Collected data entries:

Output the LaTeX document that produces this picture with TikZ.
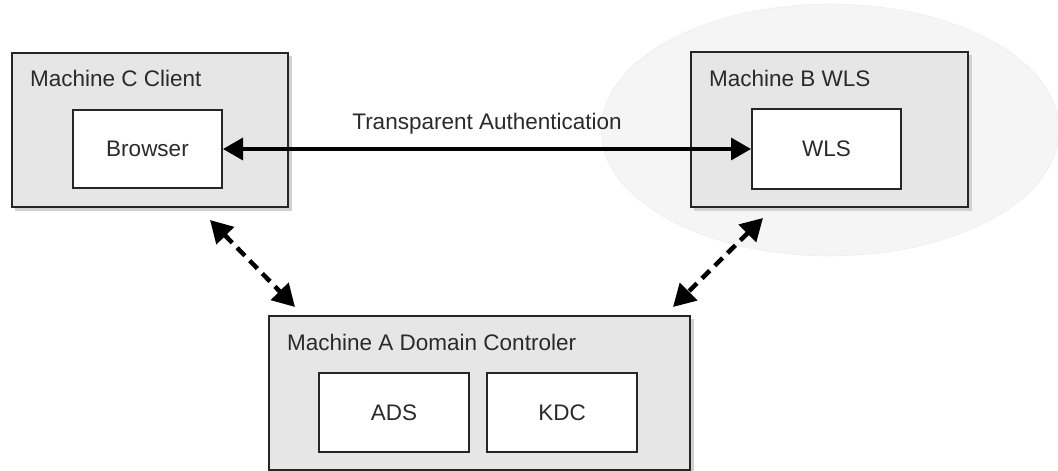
\documentclass[tikz,border=0pt]{standalone}
\usepackage{fontspec}
\setmainfont{Liberation Sans}
\usetikzlibrary{arrows.meta,calc}
\definecolor{outerfill}{HTML}{E6E6E6}
\definecolor{ellfill}{HTML}{F5F5F5}
\definecolor{txt}{HTML}{2A2A2A}
\tikzset{
  machine/.style={draw=black!85, line width=2pt, fill=outerfill, inner sep=0pt},
  comp/.style={draw=black!85, line width=2pt, fill=white, inner sep=0pt,
    font=\fontsize{22.5}{26}\selectfont, text=txt},
  lbl/.style={anchor=west, inner sep=0pt, font=\fontsize{22.5}{26}\selectfont, text=txt},
  shadowbox/.style={fill=black!18, draw=none},
  solidarrow/.style={line width=3.5pt, {Triangle[length=20pt,width=22pt]}-{Triangle[length=20pt,width=22pt]}},
  dasharrow/.style={line width=4.5pt, dash pattern=on 11pt off 7pt,
    {Triangle[length=22pt,width=24pt]}-{Triangle[length=22pt,width=24pt]}}
}
\begin{document}
\begin{tikzpicture}[x=1pt,y=-1pt]
\useasboundingbox (0,0) rectangle (1058,471);
\begin{scope}
\clip (0,0) rectangle (1058,471);
% background ellipse
\fill[ellfill] (830,130) ellipse [x radius=229, y radius=126];
\draw[black!12, line width=0.6pt, densely dotted] (830,130) ellipse [x radius=229, y radius=126];
% shadows
\fill[shadowbox] (15,56) rectangle (292,211);
\fill[shadowbox] (694,55) rectangle (972,211);
\fill[shadowbox] (272,319) rectangle (694,474);
\fill[shadowbox] (76,113) rectangle (226,192);
\fill[shadowbox] (755,112) rectangle (905,193);
\fill[shadowbox] (322,376) rectangle (473,456);
\fill[shadowbox] (490,376) rectangle (641,456);
% machines
\node[machine, minimum width=276pt, minimum height=154pt] (mc) at (150,130) {};
\node[machine, minimum width=277pt, minimum height=155pt] (mb) at (829.5,129.5) {};
\node[machine, minimum width=421pt, minimum height=154pt] (ma) at (479.5,393) {};
\end{scope}
% labels
\node[lbl] (lc) at (30,78) {Machine C Client};
\node[lbl] (lb) at (709,78) {Machine B WLS};
\node[lbl] (la) at (287,342) {Machine A Domain Controler};
% components
\node[comp, minimum width=149pt, minimum height=78pt] (browser) at (147.5,149) {Browser};
\node[comp, minimum width=149pt, minimum height=80pt] (wls) at (826.5,149) {WLS};
\node[comp, minimum width=150pt, minimum height=79pt] (ads) at (394,412.5) {ADS};
\node[comp, minimum width=150pt, minimum height=79pt] (kdc) at (562,412.5) {KDC};
% transparent authentication
\draw[solidarrow] (browser.east) -- (wls.west)
  node[midway, above=13pt, inner sep=0pt, font=\fontsize{22.5}{26}\selectfont, text=txt] (ta) {Transparent Authentication};
% dashed arrows
\coordinate (c1) at (210,220);
\coordinate (a1) at (295,307);
\coordinate (b1) at (763,218);
\coordinate (a2) at (673,307);
\draw[dasharrow] (c1) -- (a1);
\draw[dasharrow] (b1) -- (a2);
\end{tikzpicture}
\end{document}
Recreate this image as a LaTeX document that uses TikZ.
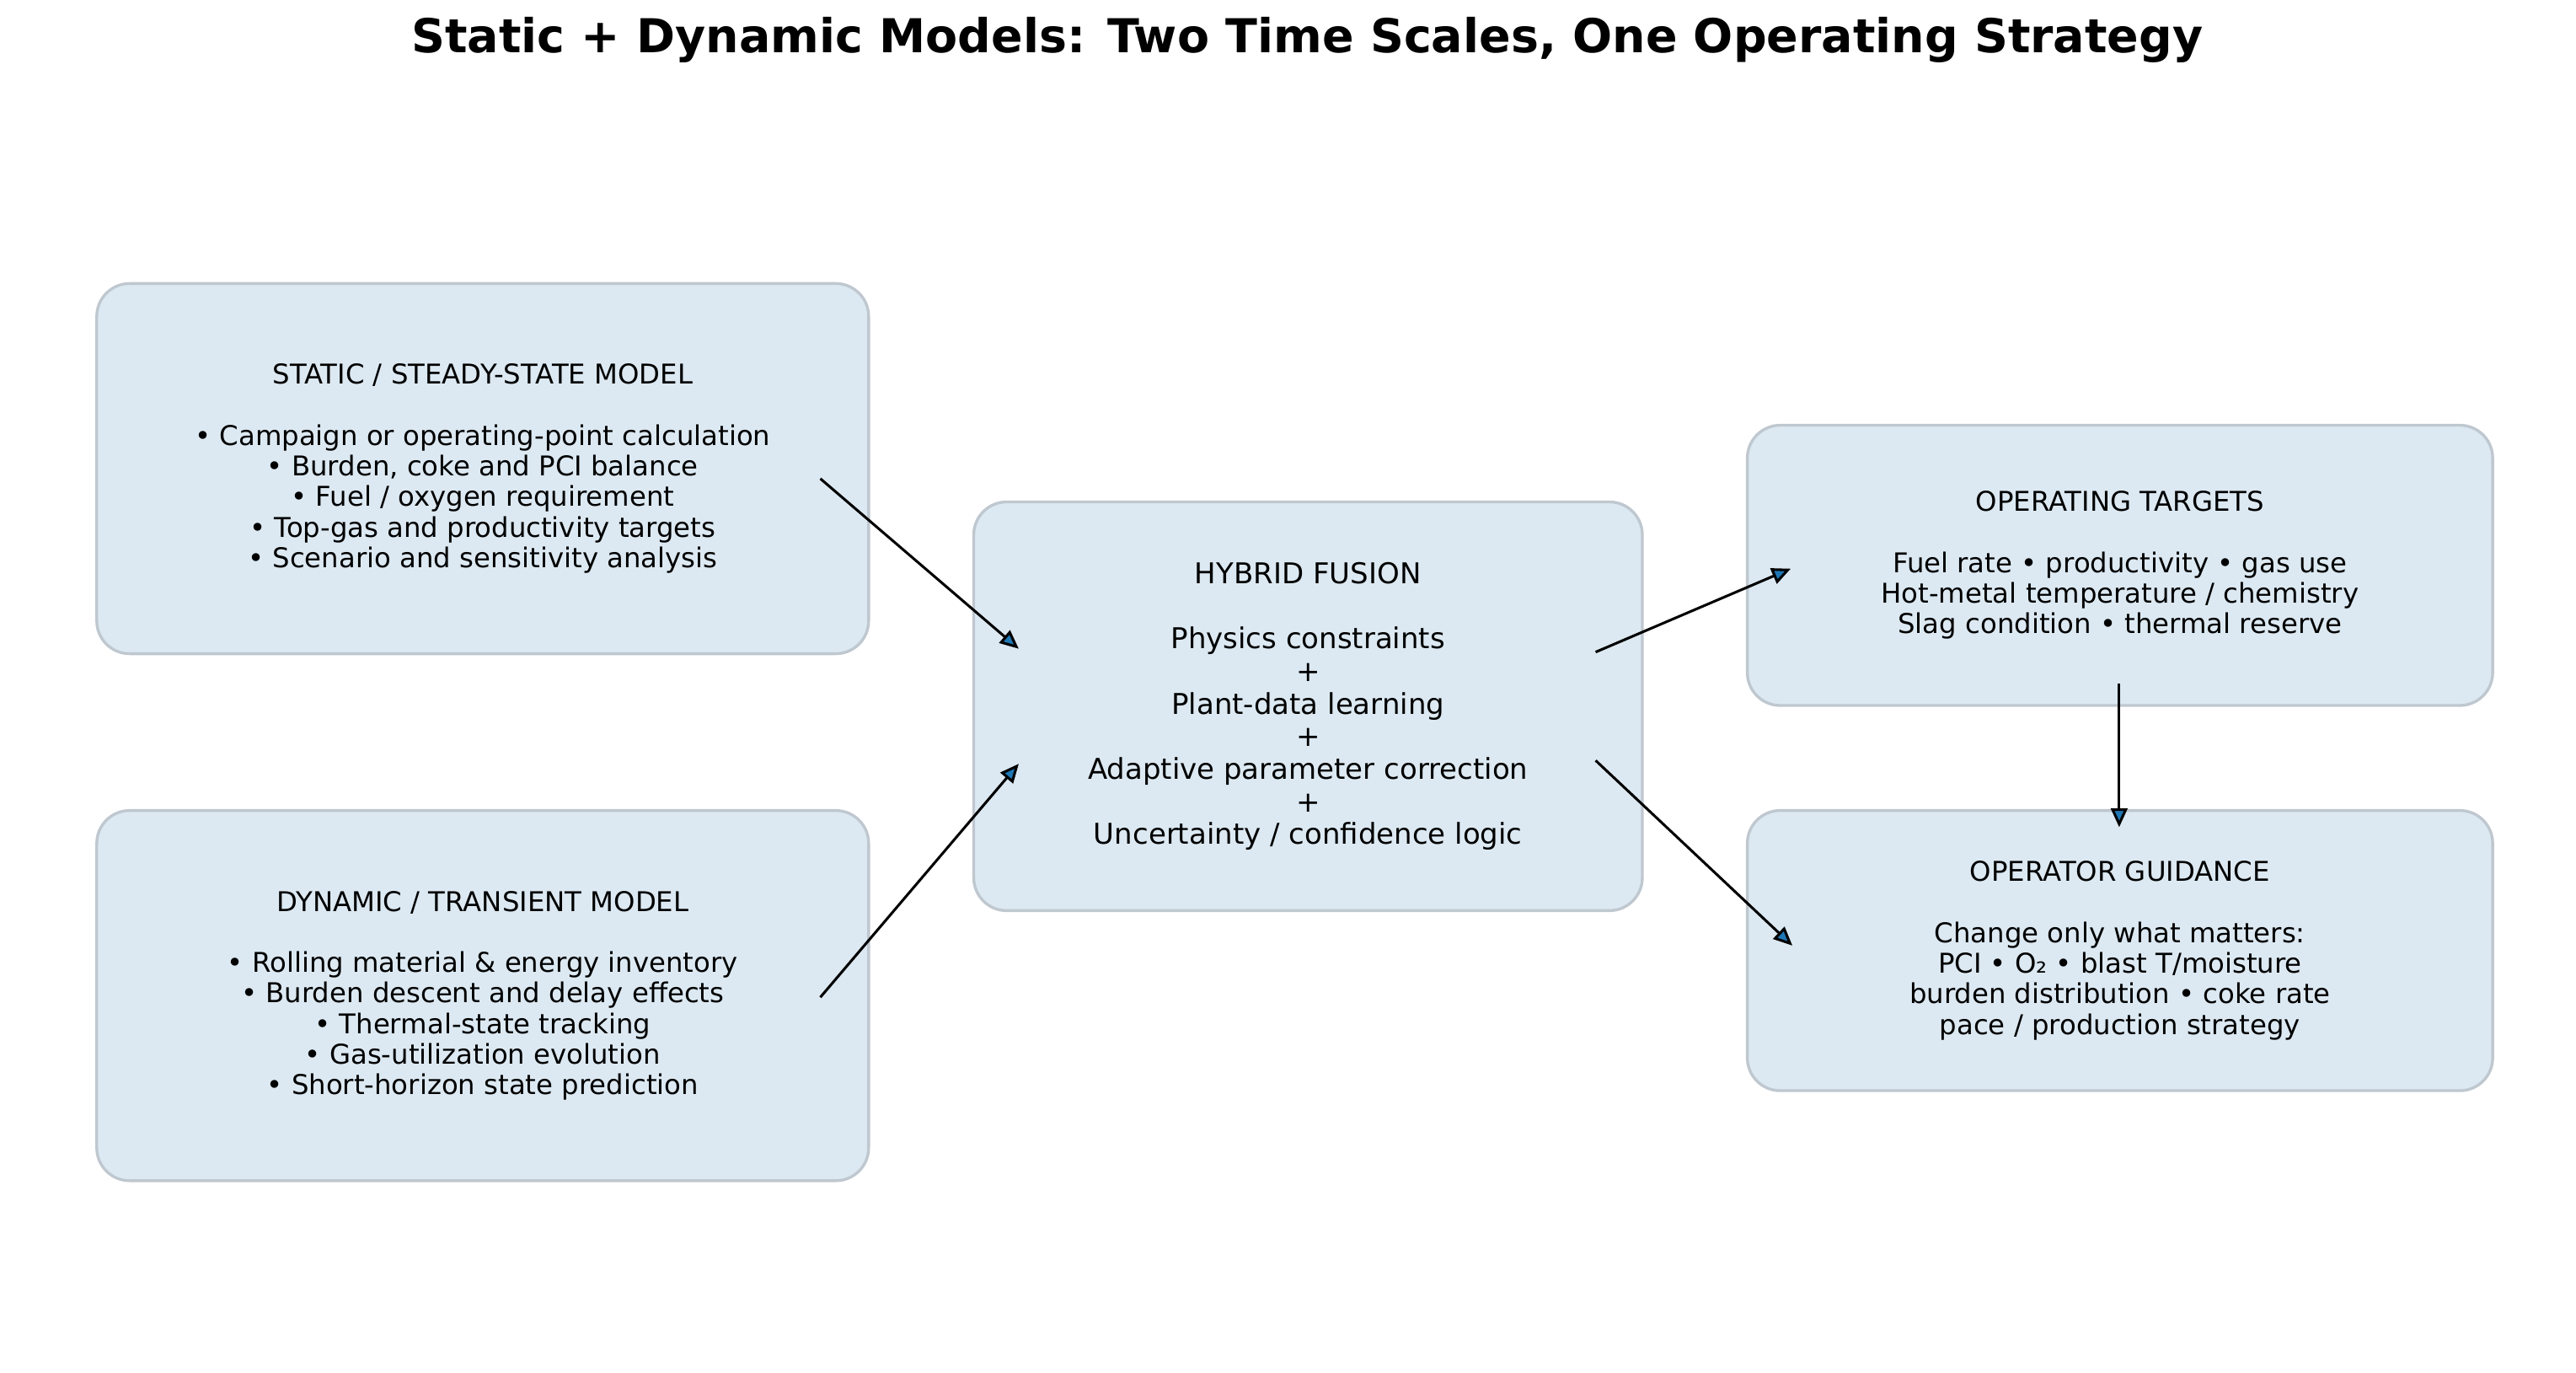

Required task: Each line in the material either holds the string "that" or does not. State how many do, and nothing else.

Solution: 2